Using the material below, repeat exactly the lines from the one with "Recreate this image" through the one with "L_lod_y = [0.134, 0.287, 0.582]", ends included, without any images.

Rows from a dataset of charts and code
■ ■ ■ ■
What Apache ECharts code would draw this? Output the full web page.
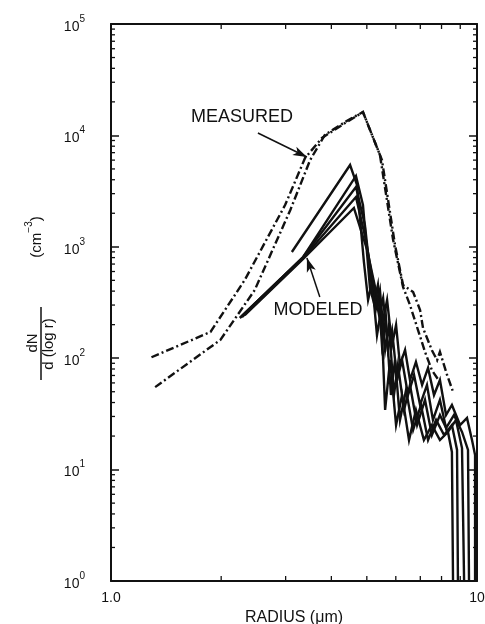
<!DOCTYPE html>
<html>
<head>
<meta charset="utf-8">
<script src="https://cdn.jsdelivr.net/npm/echarts@6/dist/echarts.min.js"></script>
<style>
  html, body { margin: 0; padding: 0; background: #fff; }
  #chart { width: 485px; height: 624px; }
</style>
</head>
<body>
<div id="chart"></div>
<script>
// Size distributions dN/d(log r) versus radius (μm)
const measuredA = [
  [1.29, 102], [1.87, 172], [2.32, 504], [2.99, 2370], [3.39, 6270], [3.77, 9480],
  [4.36, 12900], [4.88, 16200], [5.43, 6670], [5.90, 1150], [6.28, 436], [6.56, 300],
  [6.90, 179], [7.21, 114], [7.53, 78], [7.92, 61]
];
const measuredB = [
  [1.32, 55], [1.99, 146], [2.47, 409], [3.09, 2140], [3.50, 6010], [3.84, 10100],
  [4.44, 13700], [4.88, 16200], [5.50, 6000], [5.97, 1040], [6.28, 454], [6.69, 393],
  [6.99, 271], [7.12, 187], [7.53, 118], [7.78, 96], [7.92, 114], [8.28, 71], [8.60, 50]
];
const modeled1 = [
  [3.12, 898], [4.50, 5420], [4.70, 3590], [4.91, 730], [5.04, 333], [5.17, 483],
  [5.33, 161], [5.47, 271], [5.61, 34.3], [5.79, 96.4], [6.01, 25.1], [6.24, 46.7],
  [6.52, 18.4], [6.81, 34.3], [7.16, 18.4], [7.53, 25.1], [7.92, 18.4], [8.33, 21.8],
  [8.54, 14.4], [8.60, 1]
];
const modeled2 = [
  [2.25, 230], [3.35, 810], [4.67, 4325], [4.88, 2370], [5.10, 427], [5.23, 313],
  [5.36, 454], [5.50, 131], [5.64, 230], [5.82, 46.7], [5.97, 96.4], [6.16, 27.9],
  [6.40, 51.8], [6.69, 22.7], [7.03, 38.0], [7.35, 18.4], [7.73, 27.9], [8.13, 20.4],
  [8.54, 25.1], [8.82, 15.0], [8.87, 1]
];
const modeled3 = [
  [2.25, 230], [3.35, 810], [4.67, 3440], [4.94, 1570], [5.17, 409], [5.30, 282],
  [5.43, 409], [5.61, 118.5], [5.75, 199], [5.93, 46.7], [6.08, 86.9], [6.32, 34.3],
  [6.56, 57.5], [6.86, 25.1], [7.21, 42.2], [7.53, 20.4], [7.92, 30.9], [8.33, 21.8],
  [8.76, 27.9], [9.10, 15.6], [9.22, 1]
];
const modeled4 = [
  [2.28, 234], [3.35, 793], [4.67, 2800], [4.97, 1151], [5.27, 369], [5.40, 244],
  [5.54, 347], [5.71, 118.5], [5.86, 179], [6.05, 63.7], [6.24, 96.4], [6.48, 46.7],
  [6.73, 70.7], [6.99, 38.0], [7.30, 57.5], [7.58, 27.9], [7.92, 42.2], [8.23, 23.6],
  [8.65, 30.9], [9.10, 21.8], [9.45, 15.0], [9.51, 1]
];
const modeled5 = [
  [2.32, 244], [3.35, 777], [4.61, 2230], [5.01, 936], [5.36, 333], [5.54, 220],
  [5.68, 333], [5.86, 131], [6.01, 199], [6.16, 86.9], [6.36, 118.5], [6.56, 63.7],
  [6.81, 92.4], [7.08, 57.5], [7.35, 81.7], [7.63, 46.7], [7.92, 63.7], [8.23, 30.9],
  [8.54, 38.0], [8.99, 25.1], [9.39, 29.1], [9.69, 18.4], [9.88, 13.5], [9.88, 1]
];

// axis ranges and labels
const xRange = [1, 10];
const yRange = [1, 100000];
const xTickLabels = { 1: '1.0', 10: '10' };
const minorSteps = [2, 3, 4, 5, 6, 7, 8, 9];
const yDecades = [1, 10, 100, 1000, 10000];

// annotation arrows (tail, head) in data units
const measuredArrow = [[2.52, 10500], [3.43, 6400]];
const modeledArrow = [[3.72, 354], [3.43, 793]];

const FONT = 'Liberation Sans, Arial, Helvetica, sans-serif';
const INK = '#111';

const chart = echarts.init(document.getElementById('chart'), null, { renderer: 'canvas' });

function lineSeries(data, dashed) {
  return {
    type: 'line',
    data: data,
    symbol: 'none',
    showSymbol: false,
    xAxisIndex: 0,
    yAxisIndex: 0,
    lineStyle: { color: INK, width: 2.4, type: dashed ? [8, 3, 2, 3] : 'solid', join: 'miter' },
    z: 3,
    animation: false
  };
}

function arrowLine(pair) {
  return [{ coord: pair[0], symbol: 'none' }, { coord: pair[1], symbol: 'arrow', symbolSize: [7, 14] }];
}

const labelGraphics = [
  { type: 'text', x: 242, y: 117, style: { text: 'MEASURED', fontFamily: FONT, fontSize: 18, fill: INK, align: 'center', verticalAlign: 'middle' } },
  { type: 'text', x: 318, y: 310, style: { text: 'MODELED', fontFamily: FONT, fontSize: 18, fill: INK, align: 'center', verticalAlign: 'middle' } },
  { type: 'text', x: 33, y: 343, rotation: Math.PI / 2, style: { text: 'dN', fontFamily: FONT, fontSize: 15, fill: INK, align: 'center', verticalAlign: 'middle' } },
  { type: 'line', shape: { x1: 41, y1: 307, x2: 41, y2: 380 }, style: { stroke: INK, lineWidth: 1.5 } },
  { type: 'text', x: 49, y: 344, rotation: Math.PI / 2, style: { text: 'd (log r)', fontFamily: FONT, fontSize: 15, fill: INK, align: 'center', verticalAlign: 'middle' } },
  { type: 'text', x: 34, y: 237, rotation: Math.PI / 2, style: {
    text: '{a|(cm}{s|−3}{a|)}', fill: INK, align: 'center', verticalAlign: 'middle',
    rich: {
      a: { fontFamily: FONT, fontSize: 15, color: INK, lineHeight: 20, verticalAlign: 'bottom' },
      s: { fontFamily: FONT, fontSize: 10, color: INK, lineHeight: 20, verticalAlign: 'top' }
    }
  } }
];

const option = {
  backgroundColor: '#fff',
  animation: false,
  grid: { left: 111, right: 8, top: 24, bottom: 43, containLabel: false, outerBoundsMode: 'none' },
  xAxis: [
    {
      type: 'log', logBase: 10, min: xRange[0], max: xRange[1], position: 'bottom',
      axisLine: { show: true, lineStyle: { color: INK, width: 2 } },
      axisTick: { show: false },
      splitLine: { show: false },
      axisLabel: {
        show: true, margin: 10, color: INK, fontFamily: FONT, fontSize: 14,
        formatter: v => xTickLabels[Math.round(v)] || ''
      },
      name: 'RADIUS (μm)', nameLocation: 'middle', nameGap: 27,
      nameTextStyle: { color: INK, fontFamily: FONT, fontSize: 16 }
    },
    {
      type: 'log', logBase: 10, min: xRange[0], max: xRange[1], position: 'top',
      axisLine: { show: true, lineStyle: { color: INK, width: 2 } },
      axisTick: { show: false }, axisLabel: { show: false }, splitLine: { show: false }
    }
  ],
  yAxis: [
    {
      type: 'log', logBase: 10, min: yRange[0], max: yRange[1], position: 'left',
      axisLine: { show: true, lineStyle: { color: INK, width: 2 } },
      axisTick: { show: true, inside: true, length: 8, lineStyle: { color: INK, width: 1.5 } },
      splitLine: { show: false },
      axisLabel: {
        show: true, margin: 26, color: INK,
        formatter: v => '{b|10}{s|' + Math.round(Math.log10(v)) + '}',
        rich: {
          b: { fontFamily: FONT, fontSize: 14, color: INK, lineHeight: 20, verticalAlign: 'bottom' },
          s: { fontFamily: FONT, fontSize: 10, color: INK, lineHeight: 20, verticalAlign: 'top', padding: [0, 0, 6, 0] }
        }
      }
    },
    {
      type: 'log', logBase: 10, min: yRange[0], max: yRange[1], position: 'right',
      axisLine: { show: true, lineStyle: { color: INK, width: 2 } },
      axisTick: { show: true, inside: true, length: 8, lineStyle: { color: INK, width: 1.5 } },
      axisLabel: { show: false }, splitLine: { show: false }
    }
  ],
  series: [
    Object.assign(lineSeries(measuredA, true), {
      markLine: {
        silent: true, animation: false,
        lineStyle: { color: INK, width: 1.5, type: 'solid' },
        label: { show: false },
        data: [arrowLine(measuredArrow), arrowLine(modeledArrow)]
      }
    }),
    lineSeries(measuredB, true),
    lineSeries(modeled1, false),
    lineSeries(modeled2, false),
    lineSeries(modeled3, false),
    lineSeries(modeled4, false),
    lineSeries(modeled5, false)
  ],
  graphic: labelGraphics
};

chart.setOption(option);

// Minor log ticks (2..9 within each decade) placed through the axis scales
const toPx = p => chart.convertToPixel({ xAxisIndex: 0, yAxisIndex: 0 }, p);
const tickStyle = { stroke: INK, lineWidth: 1.3 };
const tickGraphics = [];
minorSteps.forEach(v => {
  const b = toPx([v, yRange[0]]);
  const t = toPx([v, yRange[1]]);
  tickGraphics.push({ type: 'line', silent: true, shape: { x1: b[0], y1: b[1], x2: b[0], y2: b[1] - 5 }, style: tickStyle });
  tickGraphics.push({ type: 'line', silent: true, shape: { x1: t[0], y1: t[1], x2: t[0], y2: t[1] + 5 }, style: tickStyle });
});
yDecades.forEach(d => minorSteps.forEach(m => {
  const l = toPx([xRange[0], d * m]);
  const r = toPx([xRange[1], d * m]);
  tickGraphics.push({ type: 'line', silent: true, shape: { x1: l[0], y1: l[1], x2: l[0] + 4, y2: l[1] }, style: tickStyle });
  tickGraphics.push({ type: 'line', silent: true, shape: { x1: r[0], y1: r[1], x2: r[0] - 4, y2: r[1] }, style: tickStyle });
}));
chart.setOption({ graphic: labelGraphics.concat(tickGraphics) });
</script>
</body>
</html>
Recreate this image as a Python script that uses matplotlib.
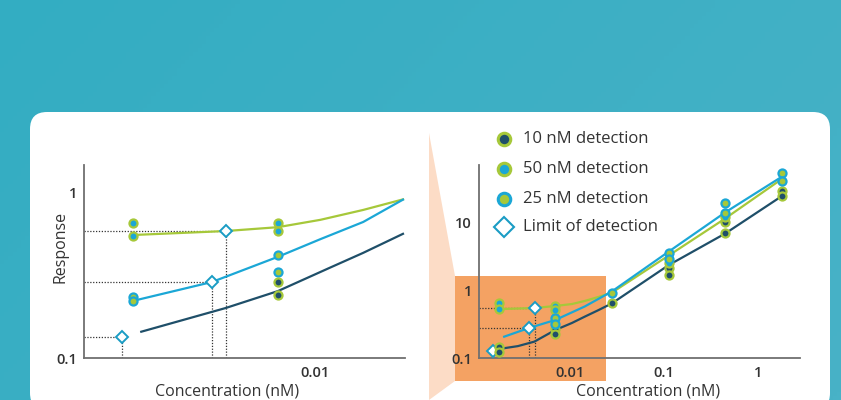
import numpy as np
import matplotlib
matplotlib.use("Agg")
import matplotlib.pyplot as plt
from matplotlib.patches import FancyBboxPatch, Polygon, Rectangle
from matplotlib.lines import Line2D
from matplotlib.colors import LinearSegmentedColormap

plt.rcParams['font.family'] = ['Open Sans', 'DejaVu Sans']

# ---------------- data ----------------
# Left (zoomed) panel
L_x50 = [0.00176, 0.00176, 0.007, 0.007]
L_y50 = [0.653, 0.544, 0.648, 0.582]
L_x25 = [0.00176, 0.00176, 0.007, 0.007]
L_y25 = [0.234, 0.22, 0.42, 0.331]
L_x10 = [0.007, 0.007]
L_y10 = [0.287, 0.24]

L_fit_green_x = [0.00176, 0.00425, 0.007, 0.0105, 0.0158, 0.0231]
L_fit_green_y = [0.551, 0.582, 0.614, 0.68, 0.78, 0.903]
L_fit_blue_x = [0.00176, 0.00373, 0.007, 0.0105, 0.0158, 0.0231]
L_fit_blue_y = [0.221, 0.287, 0.407, 0.52, 0.66, 0.90]
L_fit_dark_x = [0.0019, 0.00425, 0.007, 0.0115, 0.0158, 0.0231]
L_fit_dark_y = [0.144, 0.20, 0.253, 0.35, 0.43, 0.56]

L_lod_x = [0.00158, 0.00373, 0.00425]
L_lod_y = [0.134, 0.287, 0.582]

# Right (full) panel
R_x10 = [0.00176, 0.00176, 0.007, 0.007, 0.028, 0.1125, 0.1125, 0.45, 0.45, 1.8, 1.8]
R_y10 = [0.146, 0.123, 0.266, 0.227, 0.645, 2.14, 1.71, 10.2, 7.1, 29.8, 25.3]
R_x50 = [0.00176, 0.00176, 0.007, 0.007, 0.1125, 0.45]
R_y50 = [0.66, 0.53, 0.595, 0.51, 2.54, 12.3]
R_x25 = [0.007, 0.007, 0.028, 0.1125, 0.1125, 0.45, 0.45, 1.8, 1.8]
R_y25 = [0.387, 0.316, 0.93, 3.63, 2.93, 19.5, 13.9, 54.5, 41.8]

R_fit_green_x = [0.00176, 0.0042, 0.007, 0.0105, 0.0144, 0.02, 0.028, 0.1125, 0.45, 1.8]
R_fit_green_y = [0.53, 0.55, 0.59, 0.63, 0.70, 0.80, 0.93, 3.3, 11.7, 45]
R_fit_blue_x = [0.002, 0.00366, 0.007, 0.0144, 0.028, 0.1125, 0.45, 1.8]
R_fit_blue_y = [0.207, 0.278, 0.366, 0.58, 0.97, 3.77, 14.4, 48.6]
R_fit_dark_x = [0.00176, 0.0028, 0.0042, 0.007, 0.0105, 0.0144, 0.02, 0.028, 0.1125, 0.45, 1.8]
R_fit_dark_y = [0.136, 0.150, 0.175, 0.26, 0.33, 0.41, 0.51, 0.645, 2.38, 7.0, 25.1]

R_lod_x = [0.00153, 0.00366, 0.00424]
R_lod_y = [0.128, 0.278, 0.55]

legend_labels = ["10 nM detection", "50 nM detection", "25 nM detection", "Limit of detection"]

# ---------------- styles ----------------
GREEN = "#a6c83a"
BLUE = "#1ba7d6"
NAVY = "#1f4f69"
TEXT = "#333333"
AXIS = "#707070"
ORANGE = "#f4a263"
PEACH = "#fcdcc6"
DOT = "#333333"

W, H = 841, 400
fig = plt.figure(figsize=(W / 100, H / 100), dpi=100)
tr = fig.dpi_scale_trans


def P(x, y):
    return (x / 100.0, (H - y) / 100.0)


# background gradient
bg = fig.add_axes([0, 0, 1, 1], zorder=-10)
cmap = LinearSegmentedColormap.from_list("bg", ["#33adc2", "#48b2c7"])
gx, gy = np.meshgrid(np.linspace(0, 1, 200), np.linspace(0, 1, 100))
bg.imshow(0.7 * gx + 0.3 * gy, cmap=cmap, aspect="auto", extent=[0, 1, 0, 1], origin="upper")
bg.set_axis_off()

# white card
card = FancyBboxPatch(P(30, 410), 800 / 100, (410 - 112) / 100,
                      boxstyle="round,pad=0,rounding_size=0.17",
                      transform=tr, facecolor="white", edgecolor="none", zorder=-5)
fig.add_artist(card)
# peach connector and orange highlight
peach = Polygon([P(429, 133), P(455, 276), P(455, 381), P(429, 400)], closed=True,
                transform=tr, facecolor=PEACH, edgecolor="none", zorder=-4)
fig.add_artist(peach)
orange = Rectangle(P(455, 381), (606 - 455) / 100, (381 - 276) / 100, transform=tr,
                   facecolor=ORANGE, edgecolor="none", zorder=-3)
fig.add_artist(orange)

TICKFONT = dict(fontsize=10.5, fontweight="semibold", color=TEXT)


def make_ax(left_px, right_px, top_px, bottom_px):
    ax = fig.add_axes([left_px / W, (H - bottom_px) / H, (right_px - left_px) / W,
                       (bottom_px - top_px) / H])
    ax.set_facecolor("none")
    ax.set_xscale("log")
    ax.set_yscale("log")
    for s in ["top", "right"]:
        ax.spines[s].set_visible(False)
    for s in ["left", "bottom"]:
        ax.spines[s].set_color(AXIS)
        ax.spines[s].set_linewidth(1.3)
    ax.tick_params(which="both", length=0)
    ax.tick_params(axis="y", pad=5)
    ax.tick_params(axis="x", pad=6)
    ax.minorticks_off()
    return ax


def pts(ax, x, y, face, edge, ms=5.8):
    ax.plot(x, y, ls="none", marker="o", ms=ms, mfc=face, mec=edge, mew=1.6,
            zorder=5, clip_on=False)


def lods(ax, x, y, guides):
    x0 = ax.get_xlim()[0]
    y0 = ax.get_ylim()[0]
    for i in guides:
        ax.plot([x0, x[i]], [y[i], y[i]], color=DOT, lw=0.9, ls=(0, (1, 1.3)), zorder=1)
        ax.plot([x[i], x[i]], [y0, y[i]], color=DOT, lw=0.9, ls=(0, (1, 1.3)), zorder=1)
    ax.plot(x, y, ls="none", marker="D", ms=6.2, mfc="white", mec="#1a9cc4", mew=1.4,
            zorder=4, clip_on=False)


# ---------------- left panel ----------------
axL = make_ax(84, 405, 165, 358)
axL.set_xlim(0.0011, 0.02355)
axL.set_ylim(0.1, 1.455)
axL.plot(L_fit_green_x, L_fit_green_y, color=GREEN, lw=1.6, zorder=2)
axL.plot(L_fit_blue_x, L_fit_blue_y, color=BLUE, lw=1.6, zorder=2)
axL.plot(L_fit_dark_x, L_fit_dark_y, color=NAVY, lw=1.6, zorder=2)
lods(axL, L_lod_x, L_lod_y, [0, 1, 2])
pts(axL, L_x50, L_y50, BLUE, GREEN)
pts(axL, L_x25, L_y25, GREEN, BLUE)
pts(axL, L_x10, L_y10, NAVY, GREEN)
axL.set_xticks([0.01])
axL.set_xticklabels(["0.01"], **TICKFONT)
axL.set_yticks([0.1, 1])
axL.set_yticklabels(["0.1", "1"], **TICKFONT)
axL.set_xlabel("Concentration (nM)", fontsize=11.5, color=TEXT)
axL.xaxis.set_label_coords((227 - 84) / 321, (358 - 391) / 193)
axL.xaxis.label.set_va("center")
axL.set_ylabel("Response", fontsize=11.5, color=TEXT)
axL.yaxis.set_label_coords((60 - 84) / 321, (358 - 247) / 193)
axL.yaxis.label.set_va("center")

# ---------------- right panel ----------------
axR = make_ax(479, 800, 165, 358)
axR.set_xlim(0.00108, 2.8)
axR.set_ylim(0.1, 72.3)
axR.plot(R_fit_green_x, R_fit_green_y, color=GREEN, lw=1.6, zorder=2)
axR.plot(R_fit_blue_x, R_fit_blue_y, color=BLUE, lw=1.6, zorder=2)
axR.plot(R_fit_dark_x, R_fit_dark_y, color=NAVY, lw=1.6, zorder=2)
lods(axR, R_lod_x, R_lod_y, [1, 2])
pts(axR, R_x10, R_y10, NAVY, GREEN)
pts(axR, R_x50, R_y50, BLUE, GREEN)
pts(axR, R_x25, R_y25, GREEN, BLUE)
axR.set_xticks([0.01, 0.1, 1])
axR.set_xticklabels(["0.01", "0.1", "1"], **TICKFONT)
axR.set_yticks([0.1, 1, 10])
axR.set_yticklabels(["0.1", "1", "10"], **TICKFONT)
axR.set_xlabel("Concentration (nM)", fontsize=11.5, color=TEXT)
axR.xaxis.set_label_coords((648 - 479) / 321, (358 - 391) / 193)
axR.xaxis.label.set_va("center")

# ---------------- legend ----------------
leg_y = [139, 169, 199, 227]
leg_style = [dict(marker="o", mfc=NAVY, mec=GREEN, ms=9, mew=2.2),
             dict(marker="o", mfc=BLUE, mec=GREEN, ms=9, mew=2.2),
             dict(marker="o", mfc=GREEN, mec=BLUE, ms=9, mew=2.2),
             dict(marker="D", mfc="white", mec="#1a9cc4", ms=10, mew=1.5)]
for yy, lab, st in zip(leg_y, legend_labels, leg_style):
    fig.add_artist(Line2D([P(504, yy)[0]], [P(504, yy)[1]], transform=tr, ls="none", **st))
    fig.text(P(523, yy)[0] / (W / 100), P(523, yy)[1] / (H / 100), lab, fontsize=12,
             color=TEXT, va="center", ha="left")

fig.savefig("out.png", dpi=100)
■ ■ ■ ■
Expected answer
Recreate this image as a Python script that uses matplotlib.
import numpy as np
import matplotlib
matplotlib.use("Agg")
import matplotlib.pyplot as plt
from matplotlib.patches import FancyBboxPatch, Polygon, Rectangle
from matplotlib.lines import Line2D
from matplotlib.colors import LinearSegmentedColormap

plt.rcParams['font.family'] = ['Open Sans', 'DejaVu Sans']

# ---------------- data ----------------
# Left (zoomed) panel
L_x50 = [0.00176, 0.00176, 0.007, 0.007]
L_y50 = [0.653, 0.544, 0.648, 0.582]
L_x25 = [0.00176, 0.00176, 0.007, 0.007]
L_y25 = [0.234, 0.22, 0.42, 0.331]
L_x10 = [0.007, 0.007]
L_y10 = [0.287, 0.24]

L_fit_green_x = [0.00176, 0.00425, 0.007, 0.0105, 0.0158, 0.0231]
L_fit_green_y = [0.551, 0.582, 0.614, 0.68, 0.78, 0.903]
L_fit_blue_x = [0.00176, 0.00373, 0.007, 0.0105, 0.0158, 0.0231]
L_fit_blue_y = [0.221, 0.287, 0.407, 0.52, 0.66, 0.90]
L_fit_dark_x = [0.0019, 0.00425, 0.007, 0.0115, 0.0158, 0.0231]
L_fit_dark_y = [0.144, 0.20, 0.253, 0.35, 0.43, 0.56]

L_lod_x = [0.00158, 0.00373, 0.00425]
L_lod_y = [0.134, 0.287, 0.582]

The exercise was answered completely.